Each entry below must be repeated exactly, with pictures left out.

........

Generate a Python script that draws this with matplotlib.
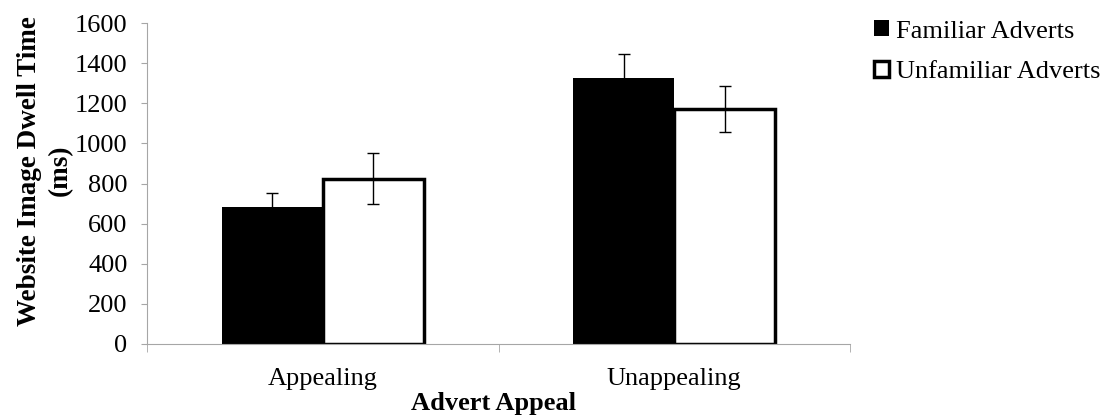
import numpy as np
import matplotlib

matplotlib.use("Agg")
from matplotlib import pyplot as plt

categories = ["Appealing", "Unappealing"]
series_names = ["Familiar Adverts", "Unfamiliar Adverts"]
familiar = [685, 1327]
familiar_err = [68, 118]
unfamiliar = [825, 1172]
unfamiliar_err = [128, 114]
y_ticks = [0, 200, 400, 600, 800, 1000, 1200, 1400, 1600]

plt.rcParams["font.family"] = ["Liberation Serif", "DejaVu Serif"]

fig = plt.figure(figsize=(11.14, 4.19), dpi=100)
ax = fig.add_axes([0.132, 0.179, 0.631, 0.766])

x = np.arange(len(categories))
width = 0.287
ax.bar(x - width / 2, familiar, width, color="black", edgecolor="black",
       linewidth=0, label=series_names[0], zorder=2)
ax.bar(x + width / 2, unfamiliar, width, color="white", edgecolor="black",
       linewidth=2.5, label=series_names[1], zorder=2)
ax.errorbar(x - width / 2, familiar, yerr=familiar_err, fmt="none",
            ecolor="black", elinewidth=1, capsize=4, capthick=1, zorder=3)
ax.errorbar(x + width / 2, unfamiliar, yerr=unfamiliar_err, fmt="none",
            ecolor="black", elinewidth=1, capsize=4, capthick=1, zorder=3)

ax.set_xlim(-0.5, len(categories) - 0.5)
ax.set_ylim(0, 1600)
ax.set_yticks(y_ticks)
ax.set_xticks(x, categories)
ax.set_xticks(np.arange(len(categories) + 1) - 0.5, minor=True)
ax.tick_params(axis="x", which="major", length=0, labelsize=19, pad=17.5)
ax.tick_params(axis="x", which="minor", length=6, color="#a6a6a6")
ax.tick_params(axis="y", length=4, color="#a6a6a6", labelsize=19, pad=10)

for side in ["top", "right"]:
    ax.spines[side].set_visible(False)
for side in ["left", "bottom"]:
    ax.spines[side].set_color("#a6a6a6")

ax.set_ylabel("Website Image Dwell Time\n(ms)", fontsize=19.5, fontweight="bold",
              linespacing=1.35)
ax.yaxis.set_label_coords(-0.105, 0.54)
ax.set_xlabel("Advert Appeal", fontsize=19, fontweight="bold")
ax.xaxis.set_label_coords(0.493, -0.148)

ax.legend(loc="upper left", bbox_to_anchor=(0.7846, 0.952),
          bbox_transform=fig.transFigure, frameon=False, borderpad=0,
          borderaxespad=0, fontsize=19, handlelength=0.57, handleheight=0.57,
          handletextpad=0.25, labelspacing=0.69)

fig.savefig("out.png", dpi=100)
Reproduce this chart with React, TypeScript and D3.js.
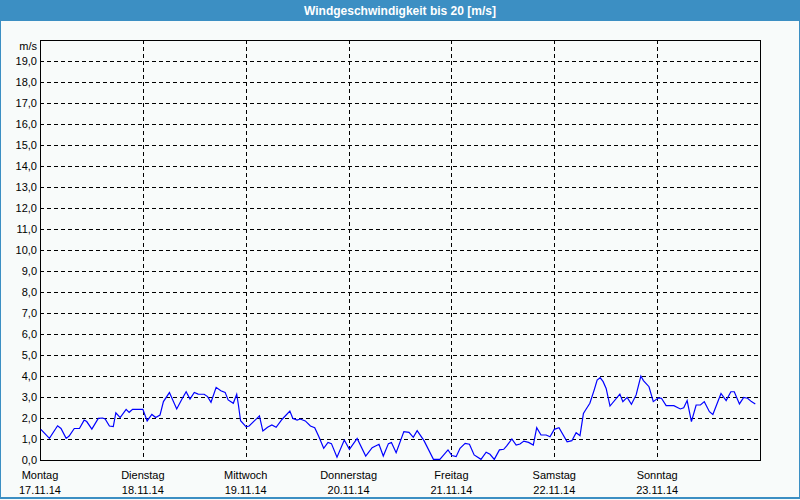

........

__EXPECTED ANSWER__
Generate a Python script that draws this with matplotlib.
import numpy as np
import matplotlib

matplotlib.use("Agg")
from matplotlib import pyplot as plt

categories = ["Appealing", "Unappealing"]
series_names = ["Familiar Adverts", "Unfamiliar Adverts"]
familiar = [685, 1327]
familiar_err = [68, 118]
unfamiliar = [825, 1172]
unfamiliar_err = [128, 114]
y_ticks = [0, 200, 400, 600, 800, 1000, 1200, 1400, 1600]

plt.rcParams["font.family"] = ["Liberation Serif", "DejaVu Serif"]

fig = plt.figure(figsize=(11.14, 4.19), dpi=100)
ax = fig.add_axes([0.132, 0.179, 0.631, 0.766])

x = np.arange(len(categories))
width = 0.287
ax.bar(x - width / 2, familiar, width, color="black", edgecolor="black",
       linewidth=0, label=series_names[0], zorder=2)
ax.bar(x + width / 2, unfamiliar, width, color="white", edgecolor="black",
       linewidth=2.5, label=series_names[1], zorder=2)
ax.errorbar(x - width / 2, familiar, yerr=familiar_err, fmt="none",
            ecolor="black", elinewidth=1, capsize=4, capthick=1, zorder=3)
ax.errorbar(x + width / 2, unfamiliar, yerr=unfamiliar_err, fmt="none",
            ecolor="black", elinewidth=1, capsize=4, capthick=1, zorder=3)

ax.set_xlim(-0.5, len(categories) - 0.5)
ax.set_ylim(0, 1600)
ax.set_yticks(y_ticks)
ax.set_xticks(x, categories)
ax.set_xticks(np.arange(len(categories) + 1) - 0.5, minor=True)
ax.tick_params(axis="x", which="major", length=0, labelsize=19, pad=17.5)
ax.tick_params(axis="x", which="minor", length=6, color="#a6a6a6")
ax.tick_params(axis="y", length=4, color="#a6a6a6", labelsize=19, pad=10)

for side in ["top", "right"]:
    ax.spines[side].set_visible(False)
for side in ["left", "bottom"]:
    ax.spines[side].set_color("#a6a6a6")

ax.set_ylabel("Website Image Dwell Time\n(ms)", fontsize=19.5, fontweight="bold",
              linespacing=1.35)
ax.yaxis.set_label_coords(-0.105, 0.54)
ax.set_xlabel("Advert Appeal", fontsize=19, fontweight="bold")
ax.xaxis.set_label_coords(0.493, -0.148)

ax.legend(loc="upper left", bbox_to_anchor=(0.7846, 0.952),
          bbox_transform=fig.transFigure, frameon=False, borderpad=0,
          borderaxespad=0, fontsize=19, handlelength=0.57, handleheight=0.57,
          handletextpad=0.25, labelspacing=0.69)

fig.savefig("out.png", dpi=100)
Reproduce this chart with React, TypeScript and D3.js.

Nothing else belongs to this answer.